GIVEN INSTRUCTION -
Quote word for word the lines below, beginning with the first and ending with the one that has "const snppGabe = 6; // Zeitpunkt SnPP-IX". Drop the pictures.

SUPPLIED DATA -
·····

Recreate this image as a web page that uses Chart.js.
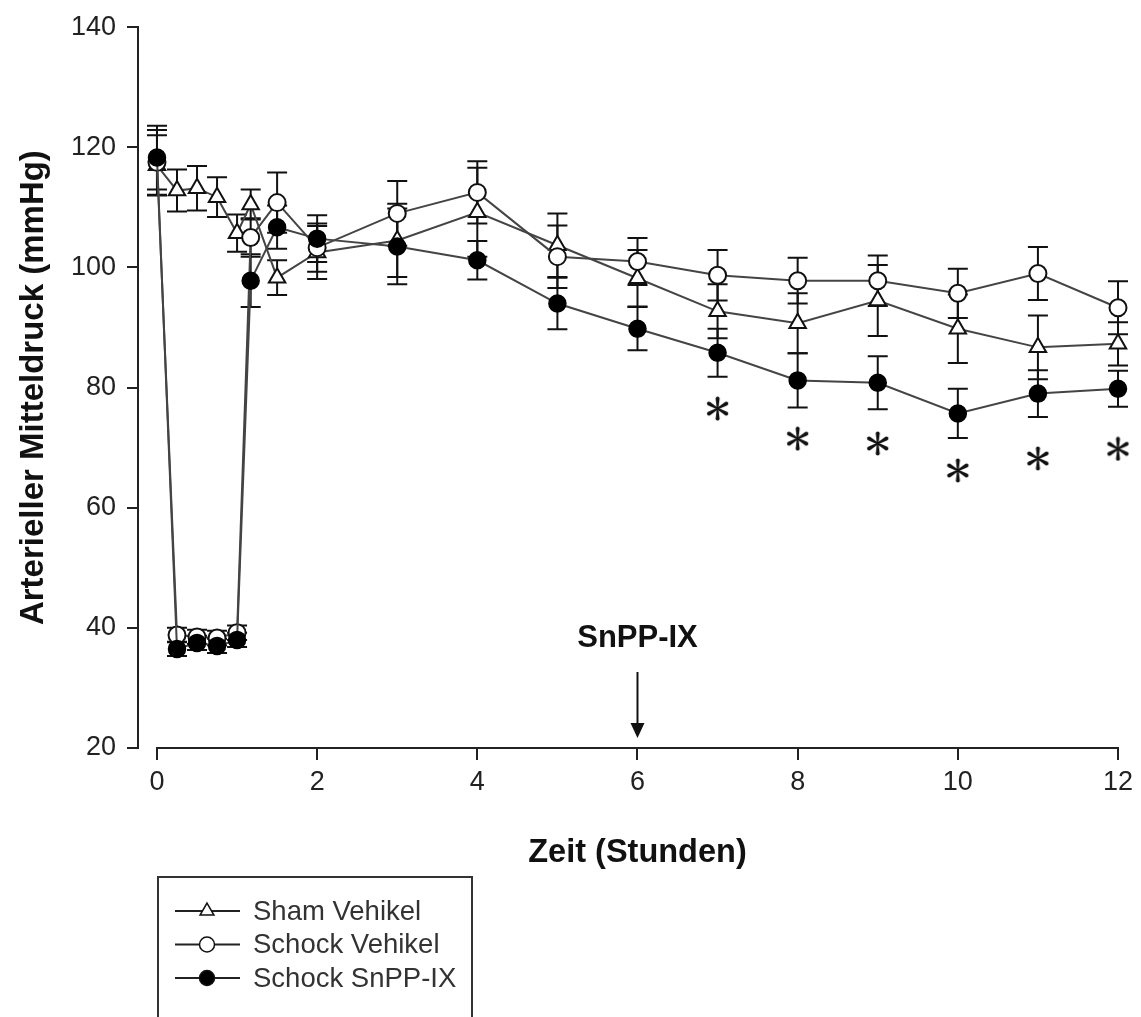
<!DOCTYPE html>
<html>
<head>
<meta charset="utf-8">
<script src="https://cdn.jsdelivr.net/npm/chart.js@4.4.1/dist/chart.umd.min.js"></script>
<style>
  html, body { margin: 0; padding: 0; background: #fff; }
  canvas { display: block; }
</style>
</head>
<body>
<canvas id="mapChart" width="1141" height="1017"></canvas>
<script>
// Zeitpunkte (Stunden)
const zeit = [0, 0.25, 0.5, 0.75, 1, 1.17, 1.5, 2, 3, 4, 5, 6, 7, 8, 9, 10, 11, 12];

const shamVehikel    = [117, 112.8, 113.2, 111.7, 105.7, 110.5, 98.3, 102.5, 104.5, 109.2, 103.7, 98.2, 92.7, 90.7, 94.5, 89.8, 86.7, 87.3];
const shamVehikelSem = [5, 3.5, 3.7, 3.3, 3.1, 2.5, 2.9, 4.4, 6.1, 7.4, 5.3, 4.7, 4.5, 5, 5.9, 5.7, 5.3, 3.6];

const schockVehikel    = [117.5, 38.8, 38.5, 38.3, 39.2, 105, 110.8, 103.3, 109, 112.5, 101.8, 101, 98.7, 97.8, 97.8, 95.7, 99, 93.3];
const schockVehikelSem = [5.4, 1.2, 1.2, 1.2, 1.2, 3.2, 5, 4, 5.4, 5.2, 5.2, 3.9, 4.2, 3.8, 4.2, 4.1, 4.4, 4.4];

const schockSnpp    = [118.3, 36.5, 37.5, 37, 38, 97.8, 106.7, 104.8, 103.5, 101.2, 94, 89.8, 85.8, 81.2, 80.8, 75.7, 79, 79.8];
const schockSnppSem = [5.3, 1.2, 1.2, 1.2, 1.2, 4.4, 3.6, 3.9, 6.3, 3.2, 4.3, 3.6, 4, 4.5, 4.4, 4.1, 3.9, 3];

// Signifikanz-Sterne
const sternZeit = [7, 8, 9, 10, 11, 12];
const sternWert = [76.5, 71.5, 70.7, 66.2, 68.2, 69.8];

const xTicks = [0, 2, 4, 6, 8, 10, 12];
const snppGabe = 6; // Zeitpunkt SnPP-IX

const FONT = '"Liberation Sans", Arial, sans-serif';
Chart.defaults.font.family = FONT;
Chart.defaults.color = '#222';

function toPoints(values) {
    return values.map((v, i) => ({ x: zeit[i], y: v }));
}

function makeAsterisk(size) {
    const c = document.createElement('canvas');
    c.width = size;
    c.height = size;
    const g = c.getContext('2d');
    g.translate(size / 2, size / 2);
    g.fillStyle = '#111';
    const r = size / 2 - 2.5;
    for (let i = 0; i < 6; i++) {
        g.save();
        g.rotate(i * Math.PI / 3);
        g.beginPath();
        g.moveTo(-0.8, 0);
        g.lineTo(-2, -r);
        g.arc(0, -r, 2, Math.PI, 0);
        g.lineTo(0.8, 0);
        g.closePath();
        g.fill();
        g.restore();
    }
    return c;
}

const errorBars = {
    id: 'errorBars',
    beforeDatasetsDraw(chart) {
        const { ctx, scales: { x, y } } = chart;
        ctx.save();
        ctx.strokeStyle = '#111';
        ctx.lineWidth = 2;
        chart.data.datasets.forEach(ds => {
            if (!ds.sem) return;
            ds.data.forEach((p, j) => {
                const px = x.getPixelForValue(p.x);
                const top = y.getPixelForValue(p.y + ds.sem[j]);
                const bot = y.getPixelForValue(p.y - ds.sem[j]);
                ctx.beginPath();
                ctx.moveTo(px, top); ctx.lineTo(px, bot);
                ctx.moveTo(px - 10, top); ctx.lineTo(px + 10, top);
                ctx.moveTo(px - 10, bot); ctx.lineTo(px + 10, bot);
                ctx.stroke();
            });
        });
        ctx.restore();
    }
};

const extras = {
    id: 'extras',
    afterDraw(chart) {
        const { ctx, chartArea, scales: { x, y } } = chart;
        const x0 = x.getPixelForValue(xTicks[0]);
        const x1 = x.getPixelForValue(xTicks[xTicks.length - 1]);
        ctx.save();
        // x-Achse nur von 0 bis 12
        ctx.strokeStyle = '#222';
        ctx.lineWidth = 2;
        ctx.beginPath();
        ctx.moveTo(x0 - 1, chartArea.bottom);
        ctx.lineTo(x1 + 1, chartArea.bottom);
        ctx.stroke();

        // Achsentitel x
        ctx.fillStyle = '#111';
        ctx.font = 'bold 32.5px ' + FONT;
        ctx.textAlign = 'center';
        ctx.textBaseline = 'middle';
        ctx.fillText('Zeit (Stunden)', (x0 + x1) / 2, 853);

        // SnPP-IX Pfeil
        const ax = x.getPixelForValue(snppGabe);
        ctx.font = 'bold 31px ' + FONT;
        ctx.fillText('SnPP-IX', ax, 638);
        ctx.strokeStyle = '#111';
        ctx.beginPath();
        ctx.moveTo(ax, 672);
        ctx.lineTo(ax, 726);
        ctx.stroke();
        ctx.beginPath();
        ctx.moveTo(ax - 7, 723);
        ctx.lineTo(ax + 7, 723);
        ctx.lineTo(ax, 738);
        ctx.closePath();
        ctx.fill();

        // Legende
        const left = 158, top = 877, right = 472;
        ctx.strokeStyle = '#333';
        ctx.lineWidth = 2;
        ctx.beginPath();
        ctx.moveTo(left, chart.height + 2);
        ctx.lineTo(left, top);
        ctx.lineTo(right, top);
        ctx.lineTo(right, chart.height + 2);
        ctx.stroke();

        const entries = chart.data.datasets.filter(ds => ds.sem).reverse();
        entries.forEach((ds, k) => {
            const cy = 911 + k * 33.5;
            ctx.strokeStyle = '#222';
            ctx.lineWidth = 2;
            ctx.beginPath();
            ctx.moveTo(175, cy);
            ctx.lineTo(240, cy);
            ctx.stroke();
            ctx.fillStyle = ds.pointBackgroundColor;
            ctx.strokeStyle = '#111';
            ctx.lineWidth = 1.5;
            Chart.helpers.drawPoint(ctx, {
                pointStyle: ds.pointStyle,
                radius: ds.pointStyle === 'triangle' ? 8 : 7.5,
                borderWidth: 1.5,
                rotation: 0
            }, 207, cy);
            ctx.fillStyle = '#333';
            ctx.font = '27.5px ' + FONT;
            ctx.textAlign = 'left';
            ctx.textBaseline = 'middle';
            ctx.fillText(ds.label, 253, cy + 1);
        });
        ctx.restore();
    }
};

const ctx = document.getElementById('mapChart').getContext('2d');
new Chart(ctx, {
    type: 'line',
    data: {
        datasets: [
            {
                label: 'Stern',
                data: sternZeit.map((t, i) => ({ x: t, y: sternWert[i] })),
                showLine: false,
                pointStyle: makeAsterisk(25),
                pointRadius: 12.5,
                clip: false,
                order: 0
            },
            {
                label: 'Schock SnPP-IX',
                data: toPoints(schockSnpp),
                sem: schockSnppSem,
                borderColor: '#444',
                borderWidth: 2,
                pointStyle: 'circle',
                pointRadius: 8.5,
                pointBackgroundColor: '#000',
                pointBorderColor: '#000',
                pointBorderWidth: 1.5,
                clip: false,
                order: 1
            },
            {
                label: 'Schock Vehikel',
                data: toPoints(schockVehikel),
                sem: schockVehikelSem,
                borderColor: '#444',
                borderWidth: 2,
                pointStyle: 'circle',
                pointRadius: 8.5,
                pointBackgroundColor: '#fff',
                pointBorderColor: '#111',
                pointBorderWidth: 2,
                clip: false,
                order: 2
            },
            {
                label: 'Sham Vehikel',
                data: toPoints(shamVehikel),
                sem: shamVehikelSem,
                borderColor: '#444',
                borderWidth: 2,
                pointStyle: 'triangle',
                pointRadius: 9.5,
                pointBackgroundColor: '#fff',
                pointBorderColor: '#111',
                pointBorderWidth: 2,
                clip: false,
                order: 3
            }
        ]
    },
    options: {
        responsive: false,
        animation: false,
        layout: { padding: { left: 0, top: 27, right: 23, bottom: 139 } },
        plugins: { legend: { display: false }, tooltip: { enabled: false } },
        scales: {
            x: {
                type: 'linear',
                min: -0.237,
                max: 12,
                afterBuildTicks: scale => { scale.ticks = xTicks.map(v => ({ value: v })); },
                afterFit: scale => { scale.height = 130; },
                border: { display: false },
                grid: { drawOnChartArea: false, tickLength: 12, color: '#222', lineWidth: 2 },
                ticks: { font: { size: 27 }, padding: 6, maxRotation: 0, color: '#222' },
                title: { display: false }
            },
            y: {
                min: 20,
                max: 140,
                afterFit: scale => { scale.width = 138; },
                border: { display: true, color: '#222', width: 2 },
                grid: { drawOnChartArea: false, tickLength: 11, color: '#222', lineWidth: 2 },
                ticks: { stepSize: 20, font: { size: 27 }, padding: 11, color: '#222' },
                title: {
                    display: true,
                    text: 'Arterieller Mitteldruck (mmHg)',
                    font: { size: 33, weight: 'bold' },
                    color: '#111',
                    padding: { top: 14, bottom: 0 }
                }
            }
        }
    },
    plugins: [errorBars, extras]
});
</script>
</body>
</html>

·····

SOLUTION FOR THIS PROBLEM -
Recreate this image as a web page that uses Chart.js.
<!DOCTYPE html>
<html>
<head>
<meta charset="utf-8">
<script src="https://cdn.jsdelivr.net/npm/chart.js@4.4.1/dist/chart.umd.min.js"></script>
<style>
  html, body { margin: 0; padding: 0; background: #fff; }
  canvas { display: block; }
</style>
</head>
<body>
<canvas id="mapChart" width="1141" height="1017"></canvas>
<script>
// Zeitpunkte (Stunden)
const zeit = [0, 0.25, 0.5, 0.75, 1, 1.17, 1.5, 2, 3, 4, 5, 6, 7, 8, 9, 10, 11, 12];

const shamVehikel    = [117, 112.8, 113.2, 111.7, 105.7, 110.5, 98.3, 102.5, 104.5, 109.2, 103.7, 98.2, 92.7, 90.7, 94.5, 89.8, 86.7, 87.3];
const shamVehikelSem = [5, 3.5, 3.7, 3.3, 3.1, 2.5, 2.9, 4.4, 6.1, 7.4, 5.3, 4.7, 4.5, 5, 5.9, 5.7, 5.3, 3.6];

const schockVehikel    = [117.5, 38.8, 38.5, 38.3, 39.2, 105, 110.8, 103.3, 109, 112.5, 101.8, 101, 98.7, 97.8, 97.8, 95.7, 99, 93.3];
const schockVehikelSem = [5.4, 1.2, 1.2, 1.2, 1.2, 3.2, 5, 4, 5.4, 5.2, 5.2, 3.9, 4.2, 3.8, 4.2, 4.1, 4.4, 4.4];

const schockSnpp    = [118.3, 36.5, 37.5, 37, 38, 97.8, 106.7, 104.8, 103.5, 101.2, 94, 89.8, 85.8, 81.2, 80.8, 75.7, 79, 79.8];
const schockSnppSem = [5.3, 1.2, 1.2, 1.2, 1.2, 4.4, 3.6, 3.9, 6.3, 3.2, 4.3, 3.6, 4, 4.5, 4.4, 4.1, 3.9, 3];

// Signifikanz-Sterne
const sternZeit = [7, 8, 9, 10, 11, 12];
const sternWert = [76.5, 71.5, 70.7, 66.2, 68.2, 69.8];

const xTicks = [0, 2, 4, 6, 8, 10, 12];
const snppGabe = 6; // Zeitpunkt SnPP-IX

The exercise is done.